Here is my 6-step recipe for improving sales forecasts:

  1. Recognize and articulate that the job is important! Too many CEO's have lost their jobs through a lack of good visibility into their own sales pipeline and too many investors have been severely burned because of a sudden drop in the sales outlook. It is time that senior management assigned the importance to revenue forecasting that it deserves and applied the appropriate focus and resources to make sure that the job gets done - consistently and properly.
  2. Put the job where it belongs! Like it or not, the sales organization has the most visibility into what's happening with the sales opportunities and is in the best position to make judgments about the strength of the frontlog. But just handing the job to sales by itself is insufficient to realize the objective of accurate forecasts. Sales must have the following:
  3. Forecast Process: It is critically important that there is an established forecast process. Institute standard methods and terms. The sales organization should standardize how they determine where a given sales opportunity is in the pipeline and what steps have to be completed in order for it to close and start producing revenue. Only with a consistent approach can organizations begin to measure things like probabilities of close. Both internal and external macro and micro trends can be built into the sales process to help ensure that the probabilities match with reality.

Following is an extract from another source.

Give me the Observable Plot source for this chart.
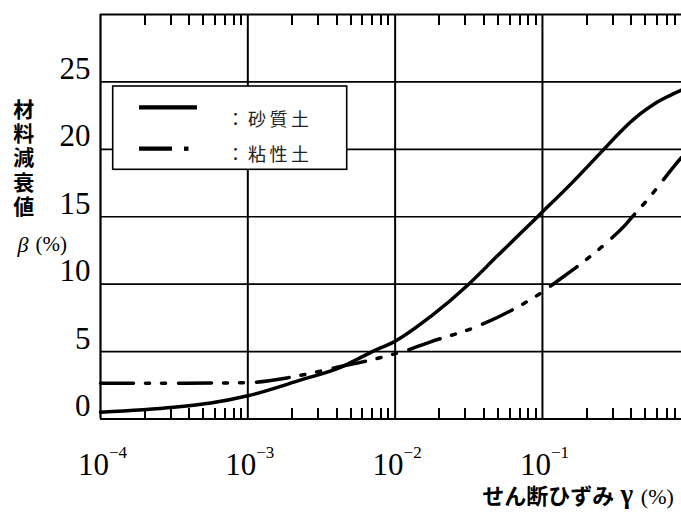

4.  Institute measurement and accountability: There must be a continuity of accountability of the forecast throughout all organizational levels. Too often managers make their forecast by choosing to "adjust" for improper forecasting techniques of their subordinates. Avoid creating an environment that leads to forecasting contests. Don’t create a culture that rewards sloppy forecasting habits – i.e. sandbagging, forecasting to match financial expectations, forecasting what the boss wants to hear, being naively optimistic, not qualifying sufficiently, or forecasting by individual probability. Do implement a sales forecasting process that ensures consistency across the organization and over time.